__Aim of the exercise__: Set the listing down again exactly, please, apart from its pictures.

__Source material__:
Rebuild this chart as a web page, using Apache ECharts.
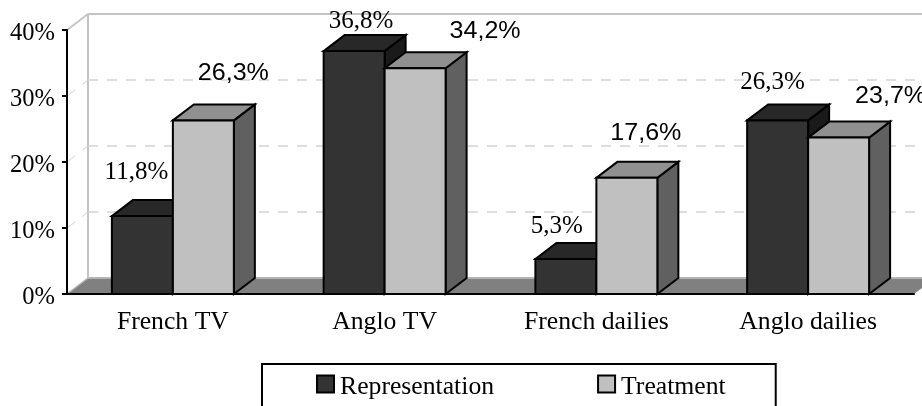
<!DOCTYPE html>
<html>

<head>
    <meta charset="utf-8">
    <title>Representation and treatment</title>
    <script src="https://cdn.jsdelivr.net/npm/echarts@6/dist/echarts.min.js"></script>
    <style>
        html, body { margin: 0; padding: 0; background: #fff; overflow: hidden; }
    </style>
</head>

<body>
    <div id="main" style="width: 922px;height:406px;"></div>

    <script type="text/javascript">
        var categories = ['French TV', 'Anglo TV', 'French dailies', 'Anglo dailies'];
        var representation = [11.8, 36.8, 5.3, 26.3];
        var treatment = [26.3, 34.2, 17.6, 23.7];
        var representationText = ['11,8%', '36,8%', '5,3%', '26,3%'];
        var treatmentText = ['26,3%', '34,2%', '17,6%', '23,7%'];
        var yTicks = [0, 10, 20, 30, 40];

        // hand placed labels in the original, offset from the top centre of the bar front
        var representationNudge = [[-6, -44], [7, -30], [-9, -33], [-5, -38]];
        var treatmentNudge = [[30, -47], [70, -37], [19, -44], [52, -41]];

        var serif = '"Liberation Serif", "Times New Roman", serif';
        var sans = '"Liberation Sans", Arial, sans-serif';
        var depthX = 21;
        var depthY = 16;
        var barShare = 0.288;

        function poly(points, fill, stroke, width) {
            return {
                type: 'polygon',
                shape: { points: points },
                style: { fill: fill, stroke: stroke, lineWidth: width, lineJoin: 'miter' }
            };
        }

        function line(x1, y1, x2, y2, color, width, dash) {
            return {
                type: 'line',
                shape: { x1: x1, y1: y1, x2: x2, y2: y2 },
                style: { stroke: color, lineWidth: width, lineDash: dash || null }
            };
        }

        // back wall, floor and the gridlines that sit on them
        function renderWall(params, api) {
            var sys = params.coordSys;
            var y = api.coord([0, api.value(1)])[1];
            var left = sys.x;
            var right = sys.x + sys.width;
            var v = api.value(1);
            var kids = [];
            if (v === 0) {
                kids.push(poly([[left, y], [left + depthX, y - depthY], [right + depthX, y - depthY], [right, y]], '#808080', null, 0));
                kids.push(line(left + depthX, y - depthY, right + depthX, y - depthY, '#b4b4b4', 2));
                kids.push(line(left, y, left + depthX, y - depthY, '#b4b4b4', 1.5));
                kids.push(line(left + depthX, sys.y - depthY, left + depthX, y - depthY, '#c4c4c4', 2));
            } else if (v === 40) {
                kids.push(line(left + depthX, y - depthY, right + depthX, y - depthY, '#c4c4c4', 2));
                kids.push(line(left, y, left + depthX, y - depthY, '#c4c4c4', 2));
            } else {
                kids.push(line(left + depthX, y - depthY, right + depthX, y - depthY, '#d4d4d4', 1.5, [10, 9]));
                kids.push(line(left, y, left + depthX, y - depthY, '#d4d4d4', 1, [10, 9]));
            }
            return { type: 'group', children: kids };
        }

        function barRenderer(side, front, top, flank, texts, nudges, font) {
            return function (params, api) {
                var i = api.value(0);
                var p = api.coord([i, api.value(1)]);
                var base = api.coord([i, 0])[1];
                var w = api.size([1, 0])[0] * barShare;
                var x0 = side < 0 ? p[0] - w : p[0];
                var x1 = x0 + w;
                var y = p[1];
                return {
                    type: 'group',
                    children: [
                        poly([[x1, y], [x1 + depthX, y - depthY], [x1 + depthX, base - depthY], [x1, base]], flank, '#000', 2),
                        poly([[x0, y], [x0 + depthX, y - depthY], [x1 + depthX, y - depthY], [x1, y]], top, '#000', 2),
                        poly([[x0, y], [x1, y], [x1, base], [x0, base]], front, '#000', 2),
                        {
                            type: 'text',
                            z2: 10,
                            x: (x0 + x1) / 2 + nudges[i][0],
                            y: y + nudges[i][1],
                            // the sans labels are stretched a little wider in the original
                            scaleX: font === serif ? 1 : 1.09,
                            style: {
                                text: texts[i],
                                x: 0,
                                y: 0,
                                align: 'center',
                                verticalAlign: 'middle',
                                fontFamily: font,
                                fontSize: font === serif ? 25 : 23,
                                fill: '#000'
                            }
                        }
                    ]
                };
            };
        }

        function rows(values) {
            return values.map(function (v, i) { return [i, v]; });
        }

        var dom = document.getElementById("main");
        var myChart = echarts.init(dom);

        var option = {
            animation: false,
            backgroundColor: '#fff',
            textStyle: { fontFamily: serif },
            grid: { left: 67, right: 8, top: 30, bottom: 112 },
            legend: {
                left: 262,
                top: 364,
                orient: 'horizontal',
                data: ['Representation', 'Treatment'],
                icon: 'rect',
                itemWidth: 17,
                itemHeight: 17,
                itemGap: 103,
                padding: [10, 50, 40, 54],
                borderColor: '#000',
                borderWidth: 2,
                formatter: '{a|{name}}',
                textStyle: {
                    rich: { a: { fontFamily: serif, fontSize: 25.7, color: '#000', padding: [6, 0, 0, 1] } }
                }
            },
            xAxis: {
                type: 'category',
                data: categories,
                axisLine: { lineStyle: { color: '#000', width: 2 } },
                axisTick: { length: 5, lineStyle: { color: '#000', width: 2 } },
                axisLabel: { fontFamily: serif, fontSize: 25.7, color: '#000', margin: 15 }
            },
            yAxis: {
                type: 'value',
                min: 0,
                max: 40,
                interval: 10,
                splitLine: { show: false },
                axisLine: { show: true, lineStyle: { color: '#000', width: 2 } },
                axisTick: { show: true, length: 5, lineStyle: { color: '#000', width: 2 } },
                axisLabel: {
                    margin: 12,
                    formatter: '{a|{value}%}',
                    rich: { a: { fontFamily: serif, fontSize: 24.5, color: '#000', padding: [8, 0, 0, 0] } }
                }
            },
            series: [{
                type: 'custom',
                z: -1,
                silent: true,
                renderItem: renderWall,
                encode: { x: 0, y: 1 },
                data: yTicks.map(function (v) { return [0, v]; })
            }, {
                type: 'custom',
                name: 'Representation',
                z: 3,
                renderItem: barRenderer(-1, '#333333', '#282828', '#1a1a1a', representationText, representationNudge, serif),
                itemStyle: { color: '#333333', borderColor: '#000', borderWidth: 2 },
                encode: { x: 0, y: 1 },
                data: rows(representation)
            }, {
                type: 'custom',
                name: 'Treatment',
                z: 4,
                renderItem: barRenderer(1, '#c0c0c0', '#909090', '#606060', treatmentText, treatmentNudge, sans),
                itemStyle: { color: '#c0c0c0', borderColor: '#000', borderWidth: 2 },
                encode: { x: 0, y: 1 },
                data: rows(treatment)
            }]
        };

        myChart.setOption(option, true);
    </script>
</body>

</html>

__Result for this exercise__:
Rebuild this chart as a web page, using Apache ECharts.
<!DOCTYPE html>
<html>

<head>
    <meta charset="utf-8">
    <title>Representation and treatment</title>
    <script src="https://cdn.jsdelivr.net/npm/echarts@6/dist/echarts.min.js"></script>
    <style>
        html, body { margin: 0; padding: 0; background: #fff; overflow: hidden; }
    </style>
</head>

<body>
    <div id="main" style="width: 922px;height:406px;"></div>

    <script type="text/javascript">
        var categories = ['French TV', 'Anglo TV', 'French dailies', 'Anglo dailies'];
        var representation = [11.8, 36.8, 5.3, 26.3];
        var treatment = [26.3, 34.2, 17.6, 23.7];
        var representationText = ['11,8%', '36,8%', '5,3%', '26,3%'];
        var treatmentText = ['26,3%', '34,2%', '17,6%', '23,7%'];
        var yTicks = [0, 10, 20, 30, 40];

        // hand placed labels in the original, offset from the top centre of the bar front
        var representationNudge = [[-6, -44], [7, -30], [-9, -33], [-5, -38]];
        var treatmentNudge = [[30, -47], [70, -37], [19, -44], [52, -41]];

        var serif = '"Liberation Serif", "Times New Roman", serif';
        var sans = '"Liberation Sans", Arial, sans-serif';
        var depthX = 21;
        var depthY = 16;
        var barShare = 0.288;

        function poly(points, fill, stroke, width) {
            return {
                type: 'polygon',
                shape: { points: points },
                style: { fill: fill, stroke: stroke, lineWidth: width, lineJoin: 'miter' }
            };
        }

        function line(x1, y1, x2, y2, color, width, dash) {
            return {
                type: 'line',
                shape: { x1: x1, y1: y1, x2: x2, y2: y2 },
                style: { stroke: color, lineWidth: width, lineDash: dash || null }
            };
        }

        // back wall, floor and the gridlines that sit on them
        function renderWall(params, api) {
            var sys = params.coordSys;
            var y = api.coord([0, api.value(1)])[1];
            var left = sys.x;
            var right = sys.x + sys.width;
            var v = api.value(1);
            var kids = [];
            if (v === 0) {
                kids.push(poly([[left, y], [left + depthX, y - depthY], [right + depthX, y - depthY], [right, y]], '#808080', null, 0));
                kids.push(line(left + depthX, y - depthY, right + depthX, y - depthY, '#b4b4b4', 2));
                kids.push(line(left, y, left + depthX, y - depthY, '#b4b4b4', 1.5));
                kids.push(line(left + depthX, sys.y - depthY, left + depthX, y - depthY, '#c4c4c4', 2));
            } else if (v === 40) {
                kids.push(line(left + depthX, y - depthY, right + depthX, y - depthY, '#c4c4c4', 2));
                kids.push(line(left, y, left + depthX, y - depthY, '#c4c4c4', 2));
            } else {
                kids.push(line(left + depthX, y - depthY, right + depthX, y - depthY, '#d4d4d4', 1.5, [10, 9]));
                kids.push(line(left, y, left + depthX, y - depthY, '#d4d4d4', 1, [10, 9]));
            }
            return { type: 'group', children: kids };
        }

        function barRenderer(side, front, top, flank, texts, nudges, font) {
            return function (params, api) {
                var i = api.value(0);
                var p = api.coord([i, api.value(1)]);
                var base = api.coord([i, 0])[1];
                var w = api.size([1, 0])[0] * barShare;
                var x0 = side < 0 ? p[0] - w : p[0];
                var x1 = x0 + w;
                var y = p[1];
                return {
                    type: 'group',
                    children: [
                        poly([[x1, y], [x1 + depthX, y - depthY], [x1 + depthX, base - depthY], [x1, base]], flank, '#000', 2),
                        poly([[x0, y], [x0 + depthX, y - depthY], [x1 + depthX, y - depthY], [x1, y]], top, '#000', 2),
                        poly([[x0, y], [x1, y], [x1, base], [x0, base]], front, '#000', 2),
                        {
                            type: 'text',
                            z2: 10,
                            x: (x0 + x1) / 2 + nudges[i][0],
                            y: y + nudges[i][1],
                            // the sans labels are stretched a little wider in the original
                            scaleX: font === serif ? 1 : 1.09,
                            style: {
                                text: texts[i],
                                x: 0,
                                y: 0,
                                align: 'center',
                                verticalAlign: 'middle',
                                fontFamily: font,
                                fontSize: font === serif ? 25 : 23,
                                fill: '#000'
                            }
                        }
                    ]
                };
            };
        }

        function rows(values) {
            return values.map(function (v, i) { return [i, v]; });
        }

        var dom = document.getElementById("main");
        var myChart = echarts.init(dom);

        var option = {
            animation: false,
            backgroundColor: '#fff',
            textStyle: { fontFamily: serif },
            grid: { left: 67, right: 8, top: 30, bottom: 112 },
            legend: {
                left: 262,
                top: 364,
                orient: 'horizontal',
                data: ['Representation', 'Treatment'],
                icon: 'rect',
                itemWidth: 17,
                itemHeight: 17,
                itemGap: 103,
                padding: [10, 50, 40, 54],
                borderColor: '#000',
                borderWidth: 2,
                formatter: '{a|{name}}',
                textStyle: {
                    rich: { a: { fontFamily: serif, fontSize: 25.7, color: '#000', padding: [6, 0, 0, 1] } }
                }
            },
            xAxis: {
                type: 'category',
                data: categories,
                axisLine: { lineStyle: { color: '#000', width: 2 } },
                axisTick: { length: 5, lineStyle: { color: '#000', width: 2 } },
                axisLabel: { fontFamily: serif, fontSize: 25.7, color: '#000', margin: 15 }
            },
            yAxis: {
                type: 'value',
                min: 0,
                max: 40,
                interval: 10,
                splitLine: { show: false },
                axisLine: { show: true, lineStyle: { color: '#000', width: 2 } },
                axisTick: { show: true, length: 5, lineStyle: { color: '#000', width: 2 } },
                axisLabel: {
                    margin: 12,
                    formatter: '{a|{value}%}',
                    rich: { a: { fontFamily: serif, fontSize: 24.5, color: '#000', padding: [8, 0, 0, 0] } }
                }
            },
            series: [{
                type: 'custom',
                z: -1,
                silent: true,
                renderItem: renderWall,
                encode: { x: 0, y: 1 },
                data: yTicks.map(function (v) { return [0, v]; })
            }, {
                type: 'custom',
                name: 'Representation',
                z: 3,
                renderItem: barRenderer(-1, '#333333', '#282828', '#1a1a1a', representationText, representationNudge, serif),
                itemStyle: { color: '#333333', borderColor: '#000', borderWidth: 2 },
                encode: { x: 0, y: 1 },
                data: rows(representation)
            }, {
                type: 'custom',
                name: 'Treatment',
                z: 4,
                renderItem: barRenderer(1, '#c0c0c0', '#909090', '#606060', treatmentText, treatmentNudge, sans),
                itemStyle: { color: '#c0c0c0', borderColor: '#000', borderWidth: 2 },
                encode: { x: 0, y: 1 },
                data: rows(treatment)
            }]
        };

        myChart.setOption(option, true);
    </script>
</body>

</html>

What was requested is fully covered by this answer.